When a table keeps running into the same problem, the best fallback is to simplify the setup. Use a face-down draw pile, agree on a move timer, and decide in advance how strict you want to be about jokers. If you also have a larger group, make sure your setup still supports the number of players you want; otherwise, the game can become messy before it starts. For a practical breakdown of table size, see how many players can play Rummikub.

That last point matters because a game that is stretched too far tends to slow down, and slow games create more chances for confusion, mistakes, and accusations.

What if the app or digital version says something different?

Digital versions are useful because they usually apply a consistent rule set and may include a turn timer. But that does not mean every app version matches every physical set or every house rule. If you play both online and on the table, do not assume the same joker rule or opening requirement carries over automatically.

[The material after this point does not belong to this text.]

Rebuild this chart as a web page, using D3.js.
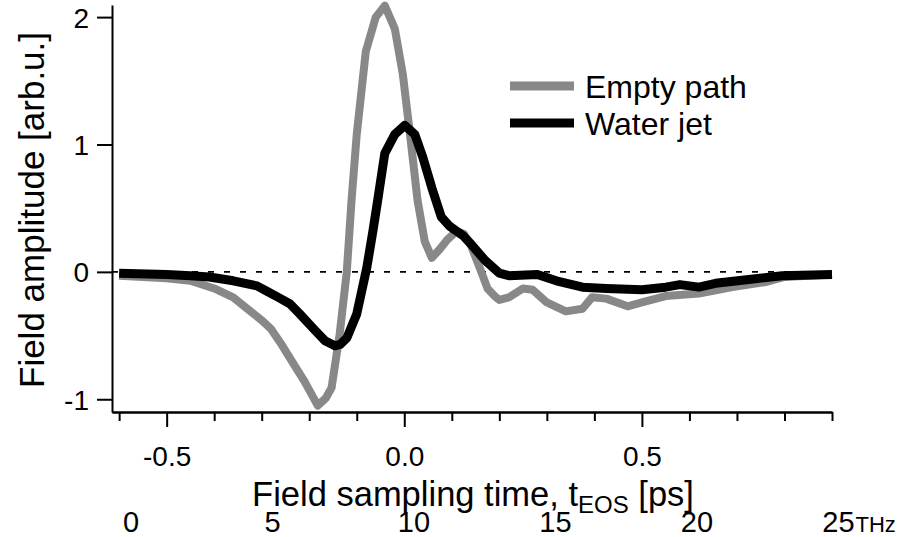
<!DOCTYPE html>
<html>
<head>
<meta charset="utf-8">
<script src="https://cdn.jsdelivr.net/npm/d3@7"></script>
<style>
  html, body { margin: 0; padding: 0; background: #fff; }
  svg { display: block; }
  text { font-family: "Liberation Sans", Arial, Helvetica, sans-serif; fill: #000; }
</style>
</head>
<body>
<svg id="chart" width="912" height="537"></svg>
<script>
// Field sampling time (ps) and amplitude (arb.u.) for the empty path trace
const emptyTime = [-0.60, -0.55, -0.50, -0.45, -0.40, -0.36, -0.33, -0.30, -0.28, -0.26, -0.235, -0.21,
  -0.182, -0.165, -0.153, -0.136, -0.121, -0.111, -0.100, -0.081, -0.060, -0.041, -0.020, -0.003,
  0.012, 0.028, 0.043, 0.058, 0.075, 0.090, 0.110, 0.125, 0.140, 0.160, 0.175, 0.190, 0.200, 0.220,
  0.250, 0.270, 0.300, 0.340, 0.375, 0.395, 0.425, 0.470, 0.500, 0.550, 0.620, 0.690, 0.760, 0.800, 0.900];
const emptyAmp = [-0.03, -0.04, -0.05, -0.07, -0.13, -0.20, -0.29, -0.38, -0.45, -0.56, -0.71, -0.86,
  -1.05, -0.99, -0.91, -0.49, 0.00, 0.56, 1.08, 1.73, 2.00, 2.09, 1.91, 1.55,
  1.08, 0.56, 0.24, 0.11, 0.18, 0.25, 0.32, 0.30, 0.21, 0.02, -0.13, -0.19, -0.22, -0.20,
  -0.13, -0.14, -0.24, -0.31, -0.29, -0.20, -0.21, -0.27, -0.24, -0.19, -0.17, -0.12, -0.08, -0.04, -0.02];

// Same quantities for the water jet trace
const waterTime = [-0.60, -0.50, -0.45, -0.41, -0.36, -0.31, -0.29, -0.265, -0.241, -0.22, -0.19,
  -0.167, -0.146, -0.135, -0.121, -0.100, -0.079, -0.066, -0.056, -0.041, -0.020, 0.001, 0.022,
  0.039, 0.058, 0.078, 0.095, 0.110, 0.125, 0.140, 0.170, 0.200, 0.220, 0.280, 0.320, 0.375,
  0.425, 0.500, 0.550, 0.580, 0.620, 0.655, 0.725, 0.795, 0.900];
const waterAmp = [-0.01, -0.02, -0.03, -0.04, -0.07, -0.11, -0.15, -0.20, -0.25, -0.33, -0.45,
  -0.54, -0.58, -0.57, -0.52, -0.33, 0.03, 0.32, 0.56, 0.93, 1.08, 1.15, 1.08,
  0.90, 0.66, 0.43, 0.36, 0.32, 0.28, 0.22, 0.09, -0.01, -0.03, -0.02, -0.07, -0.12,
  -0.13, -0.14, -0.12, -0.10, -0.12, -0.09, -0.06, -0.03, -0.02];

// Axis ticks
const timeMajorTicks = [-0.5, 0.0, 0.5];
const timeMinorTicks = [-0.6, -0.4, -0.3, -0.2, -0.1, 0.1, 0.2, 0.3, 0.4, 0.6, 0.7, 0.8, 0.9];
const ampTicks = [-1, 0, 1, 2];
const freqTicks = [0, 5, 10, 15, 20, 25];

const seriesNames = ["Empty path", "Water jet"];
const seriesColors = ["#888888", "#000000"];

const svg = d3.select("#chart");

const x = d3.scaleLinear().domain([-0.615, 0.9]).range([112, 832]);
const y = d3.scaleLinear().domain([-1.1, 2.095]).range([412, 5]);
const fx = d3.scaleLinear().domain([0, 20]).range([131, 697]);

// zero reference line
svg.append("line")
  .attr("x1", x(-0.615)).attr("x2", x(0.9))
  .attr("y1", y(0)).attr("y2", y(0))
  .attr("stroke", "#000").attr("stroke-width", 1.6)
  .attr("stroke-dasharray", "6,10");

const line = d3.line().x(d => x(d[0])).y(d => y(d[1])).curve(d3.curveLinear);

const traces = [
  d3.zip(emptyTime, emptyAmp),
  d3.zip(waterTime, waterAmp)
];

traces.forEach((pts, i) => {
  svg.append("path")
    .datum(pts)
    .attr("d", line)
    .attr("fill", "none")
    .attr("stroke", seriesColors[i])
    .attr("stroke-width", i === 0 ? 8 : 9)
    .attr("stroke-linejoin", "round");
});

// y axis
const yAxis = svg.append("g")
  .attr("transform", `translate(${x(-0.615)},0)`)
  .call(d3.axisLeft(y).tickValues(ampTicks).tickSize(15).tickSizeOuter(0).tickPadding(8)
    .tickFormat(d => String(d)));

// x axis: minor then major ticks
const xMinor = svg.append("g")
  .attr("transform", `translate(0,${y(-1.1)})`)
  .call(d3.axisBottom(x).tickValues(timeMinorTicks).tickSize(9).tickSizeOuter(0).tickFormat(""));
const xMajor = svg.append("g")
  .attr("transform", `translate(0,${y(-1.1)})`)
  .call(d3.axisBottom(x).tickValues(timeMajorTicks).tickSize(15).tickSizeOuter(0).tickPadding(19)
    .tickFormat(d => d.toFixed(1)));

[yAxis, xMinor, xMajor].forEach(g => {
  g.select(".domain").attr("stroke", "#000").attr("stroke-width", 2);
  g.selectAll(".tick line").attr("stroke", "#000").attr("stroke-width", 2);
  g.selectAll(".tick text").attr("font-size", 28).attr("font-family", null).attr("fill", "#000");
});
yAxis.selectAll(".tick text").attr("dy", "0.36em");
xMajor.selectAll(".tick text").attr("dy", "0.71em");

// axis titles
svg.append("text")
  .attr("transform", "translate(44,210) rotate(-90)")
  .attr("text-anchor", "middle")
  .attr("font-size", 35)
  .text("Field amplitude [arb.u.]");

const xTitle = svg.append("text")
  .attr("x", 473).attr("y", 506)
  .attr("text-anchor", "middle")
  .attr("font-size", 34.5);
xTitle.append("tspan").text("Field sampling time, t");
xTitle.append("tspan").attr("font-size", 24).attr("dy", 7).text("EOS");
xTitle.append("tspan").attr("dy", -7).text(" [ps]");

// frequency scale row
svg.append("g").selectAll("text")
  .data(freqTicks)
  .join("text")
  .attr("x", d => fx(d)).attr("y", 532)
  .attr("text-anchor", "middle")
  .attr("font-size", 29)
  .text(d => d);
svg.append("text")
  .attr("x", fx(25) + 17).attr("y", 532)
  .attr("font-size", 22)
  .text("THz");

// legend
const legend = svg.append("g").attr("transform", "translate(510,86)");
seriesNames.forEach((name, i) => {
  const row = legend.append("g").attr("transform", `translate(0,${i * 37})`);
  row.append("line")
    .attr("x1", 0).attr("x2", 64).attr("y1", 0).attr("y2", 0)
    .attr("stroke", seriesColors[i]).attr("stroke-width", 9);
  row.append("text")
    .attr("x", 75).attr("y", 0).attr("dy", "0.36em")
    .attr("font-size", 32)
    .text(name);
});
</script>
</body>
</html>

Also, web pages that claim to offer “cheats” for Rummikub often do not provide anything real. In practice, most of those pages are placeholders or vague lists, not reliable code sources. If your goal is just to improve your win rate, studying the board and making fewer mistakes will do far more than looking for a shortcut.

FAQ

Can you use two jokers in one meld?

Some groups allow it if the meld is valid, but others dislike it because it can make the board easier to manipulate later. This is one of those rules you should settle before the first round.

Can a joker be replaced from the board?

That depends on the version or house rule being used. This is one of the biggest sources of disagreement in real games, so do not assume your table uses the same interpretation as another group.

Is the opening meld always 30 points?

No. Thirty points is common, but some groups use different thresholds or variants. That is why the opening rule needs to be agreed on before play begins.

What is the safest way to stop cheating at the table?

Use a face-down draw pile, agree on a timer, count tiles carefully, and define joker rules before the game starts. Most problems disappear once everyone is using the same rule set.

Can you play Rummikub with more than four players?

Yes, some groups do this by combining sets or adjusting the setup, but it changes the pace and can make rule disputes more likely. If you are changing player count, it is worth setting the house rules first.